To do — Repeat each record below exactly, dropping the pictures.
=== Task input ===
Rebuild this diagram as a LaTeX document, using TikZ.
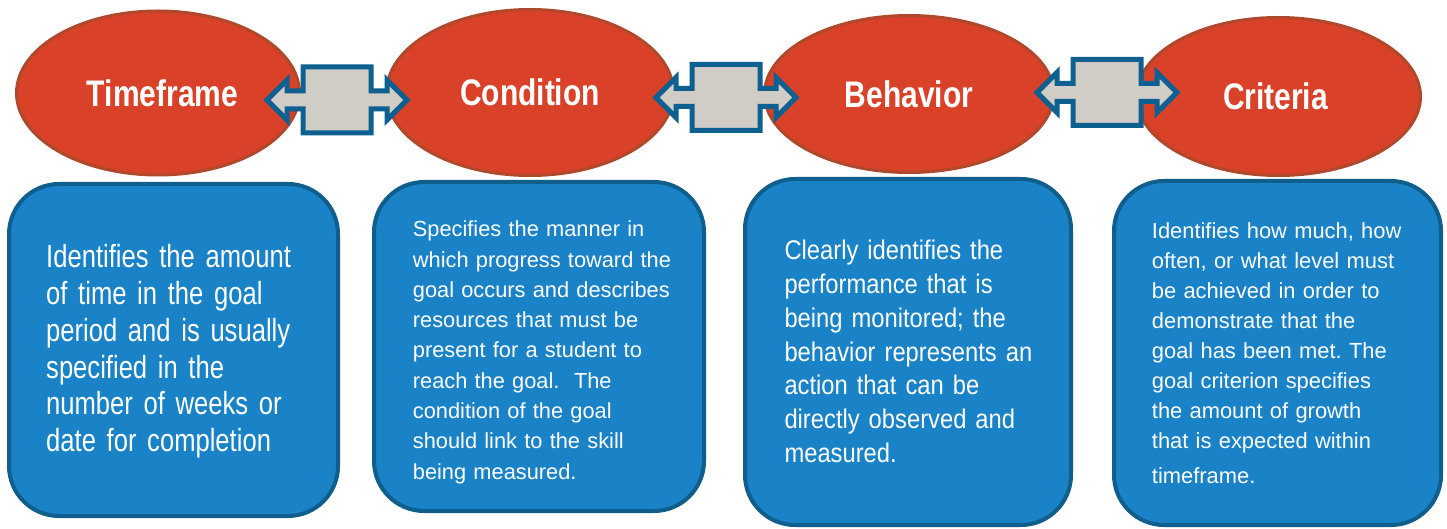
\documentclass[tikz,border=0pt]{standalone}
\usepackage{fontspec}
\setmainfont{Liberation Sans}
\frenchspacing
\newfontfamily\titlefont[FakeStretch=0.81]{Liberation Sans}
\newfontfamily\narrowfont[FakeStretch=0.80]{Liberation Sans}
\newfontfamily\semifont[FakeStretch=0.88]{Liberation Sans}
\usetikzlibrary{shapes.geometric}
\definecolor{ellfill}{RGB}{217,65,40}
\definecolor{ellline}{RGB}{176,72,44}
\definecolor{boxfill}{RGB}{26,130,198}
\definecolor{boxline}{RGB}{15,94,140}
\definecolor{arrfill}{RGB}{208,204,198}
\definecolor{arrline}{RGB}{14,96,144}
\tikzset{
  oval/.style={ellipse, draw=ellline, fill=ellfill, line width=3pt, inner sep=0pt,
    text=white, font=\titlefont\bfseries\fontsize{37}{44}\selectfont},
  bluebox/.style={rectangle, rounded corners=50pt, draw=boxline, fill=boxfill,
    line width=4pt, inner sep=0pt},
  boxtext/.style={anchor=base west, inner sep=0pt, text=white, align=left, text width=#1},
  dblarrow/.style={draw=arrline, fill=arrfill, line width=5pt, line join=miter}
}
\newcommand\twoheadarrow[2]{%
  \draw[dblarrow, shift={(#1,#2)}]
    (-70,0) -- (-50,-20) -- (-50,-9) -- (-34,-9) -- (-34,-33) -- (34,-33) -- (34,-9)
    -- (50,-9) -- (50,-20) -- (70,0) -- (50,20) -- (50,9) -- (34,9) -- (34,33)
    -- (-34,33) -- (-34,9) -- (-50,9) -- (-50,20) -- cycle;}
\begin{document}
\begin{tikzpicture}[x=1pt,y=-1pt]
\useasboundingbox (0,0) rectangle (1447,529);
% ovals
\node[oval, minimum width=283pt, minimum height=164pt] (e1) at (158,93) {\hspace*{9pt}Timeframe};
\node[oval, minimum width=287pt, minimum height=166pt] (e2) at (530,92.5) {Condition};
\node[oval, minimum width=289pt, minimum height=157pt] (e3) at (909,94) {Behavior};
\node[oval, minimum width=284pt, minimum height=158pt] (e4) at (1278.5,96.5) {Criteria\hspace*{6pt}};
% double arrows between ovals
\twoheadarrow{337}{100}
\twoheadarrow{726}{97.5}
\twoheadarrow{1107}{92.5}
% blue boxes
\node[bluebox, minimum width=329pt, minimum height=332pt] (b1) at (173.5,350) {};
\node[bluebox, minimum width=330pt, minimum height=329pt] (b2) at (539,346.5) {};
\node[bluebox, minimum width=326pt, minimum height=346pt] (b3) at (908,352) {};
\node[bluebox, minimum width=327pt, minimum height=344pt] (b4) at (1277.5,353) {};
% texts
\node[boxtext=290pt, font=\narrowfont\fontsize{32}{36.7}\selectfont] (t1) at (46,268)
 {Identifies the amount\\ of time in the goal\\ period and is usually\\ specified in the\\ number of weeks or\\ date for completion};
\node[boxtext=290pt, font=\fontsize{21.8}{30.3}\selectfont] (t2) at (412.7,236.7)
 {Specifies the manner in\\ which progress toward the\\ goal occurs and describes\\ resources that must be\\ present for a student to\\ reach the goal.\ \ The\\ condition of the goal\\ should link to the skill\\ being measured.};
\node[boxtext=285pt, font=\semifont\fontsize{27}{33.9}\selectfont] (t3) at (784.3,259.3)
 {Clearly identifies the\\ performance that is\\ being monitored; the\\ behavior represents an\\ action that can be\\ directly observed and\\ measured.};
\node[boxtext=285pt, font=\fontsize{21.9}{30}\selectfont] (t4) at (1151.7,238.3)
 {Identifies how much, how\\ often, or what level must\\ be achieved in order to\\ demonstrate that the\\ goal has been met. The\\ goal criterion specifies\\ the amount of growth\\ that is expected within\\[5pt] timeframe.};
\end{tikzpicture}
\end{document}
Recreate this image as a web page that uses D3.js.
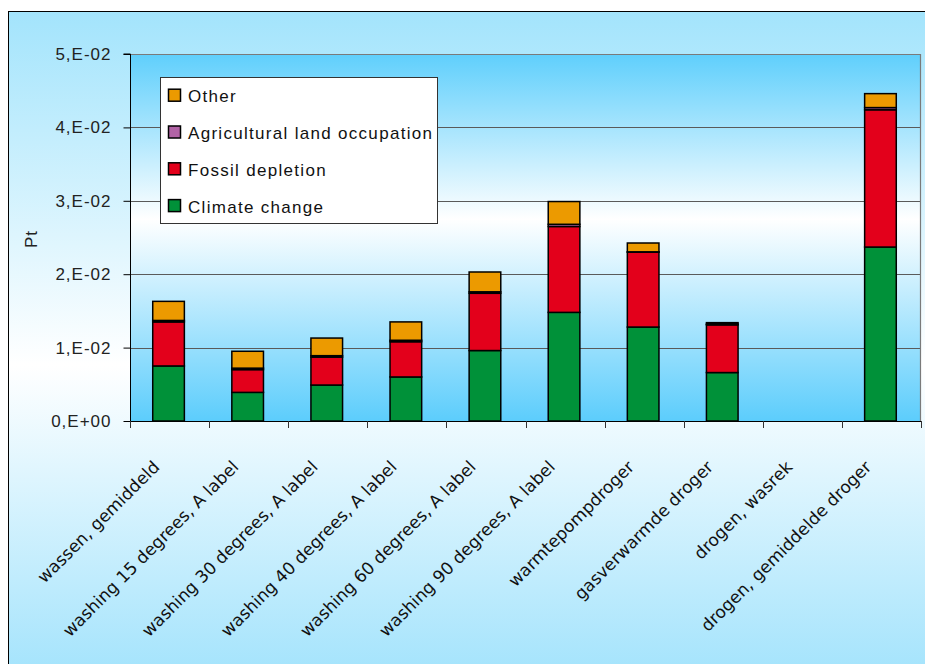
===
In response —
Rebuild this diagram as a LaTeX document, using TikZ.
\documentclass[tikz,border=0pt]{standalone}
\usepackage{fontspec}
\setmainfont{Liberation Sans}
\frenchspacing
\newfontfamily\titlefont[FakeStretch=0.81]{Liberation Sans}
\newfontfamily\narrowfont[FakeStretch=0.80]{Liberation Sans}
\newfontfamily\semifont[FakeStretch=0.88]{Liberation Sans}
\usetikzlibrary{shapes.geometric}
\definecolor{ellfill}{RGB}{217,65,40}
\definecolor{ellline}{RGB}{176,72,44}
\definecolor{boxfill}{RGB}{26,130,198}
\definecolor{boxline}{RGB}{15,94,140}
\definecolor{arrfill}{RGB}{208,204,198}
\definecolor{arrline}{RGB}{14,96,144}
\tikzset{
  oval/.style={ellipse, draw=ellline, fill=ellfill, line width=3pt, inner sep=0pt,
    text=white, font=\titlefont\bfseries\fontsize{37}{44}\selectfont},
  bluebox/.style={rectangle, rounded corners=50pt, draw=boxline, fill=boxfill,
    line width=4pt, inner sep=0pt},
  boxtext/.style={anchor=base west, inner sep=0pt, text=white, align=left, text width=#1},
  dblarrow/.style={draw=arrline, fill=arrfill, line width=5pt, line join=miter}
}
\newcommand\twoheadarrow[2]{%
  \draw[dblarrow, shift={(#1,#2)}]
    (-70,0) -- (-50,-20) -- (-50,-9) -- (-34,-9) -- (-34,-33) -- (34,-33) -- (34,-9)
    -- (50,-9) -- (50,-20) -- (70,0) -- (50,20) -- (50,9) -- (34,9) -- (34,33)
    -- (-34,33) -- (-34,9) -- (-50,9) -- (-50,20) -- cycle;}
\begin{document}
\begin{tikzpicture}[x=1pt,y=-1pt]
\useasboundingbox (0,0) rectangle (1447,529);
% ovals
\node[oval, minimum width=283pt, minimum height=164pt] (e1) at (158,93) {\hspace*{9pt}Timeframe};
\node[oval, minimum width=287pt, minimum height=166pt] (e2) at (530,92.5) {Condition};
\node[oval, minimum width=289pt, minimum height=157pt] (e3) at (909,94) {Behavior};
\node[oval, minimum width=284pt, minimum height=158pt] (e4) at (1278.5,96.5) {Criteria\hspace*{6pt}};
% double arrows between ovals
\twoheadarrow{337}{100}
\twoheadarrow{726}{97.5}
\twoheadarrow{1107}{92.5}
% blue boxes
\node[bluebox, minimum width=329pt, minimum height=332pt] (b1) at (173.5,350) {};
\node[bluebox, minimum width=330pt, minimum height=329pt] (b2) at (539,346.5) {};
\node[bluebox, minimum width=326pt, minimum height=346pt] (b3) at (908,352) {};
\node[bluebox, minimum width=327pt, minimum height=344pt] (b4) at (1277.5,353) {};
% texts
\node[boxtext=290pt, font=\narrowfont\fontsize{32}{36.7}\selectfont] (t1) at (46,268)
 {Identifies the amount\\ of time in the goal\\ period and is usually\\ specified in the\\ number of weeks or\\ date for completion};
\node[boxtext=290pt, font=\fontsize{21.8}{30.3}\selectfont] (t2) at (412.7,236.7)
 {Specifies the manner in\\ which progress toward the\\ goal occurs and describes\\ resources that must be\\ present for a student to\\ reach the goal.\ \ The\\ condition of the goal\\ should link to the skill\\ being measured.};
\node[boxtext=285pt, font=\semifont\fontsize{27}{33.9}\selectfont] (t3) at (784.3,259.3)
 {Clearly identifies the\\ performance that is\\ being monitored; the\\ behavior represents an\\ action that can be\\ directly observed and\\ measured.};
\node[boxtext=285pt, font=\fontsize{21.9}{30}\selectfont] (t4) at (1151.7,238.3)
 {Identifies how much, how\\ often, or what level must\\ be achieved in order to\\ demonstrate that the\\ goal has been met. The\\ goal criterion specifies\\ the amount of growth\\ that is expected within\\[5pt] timeframe.};
\end{tikzpicture}
\end{document}
Recreate this image as a web page that uses D3.js.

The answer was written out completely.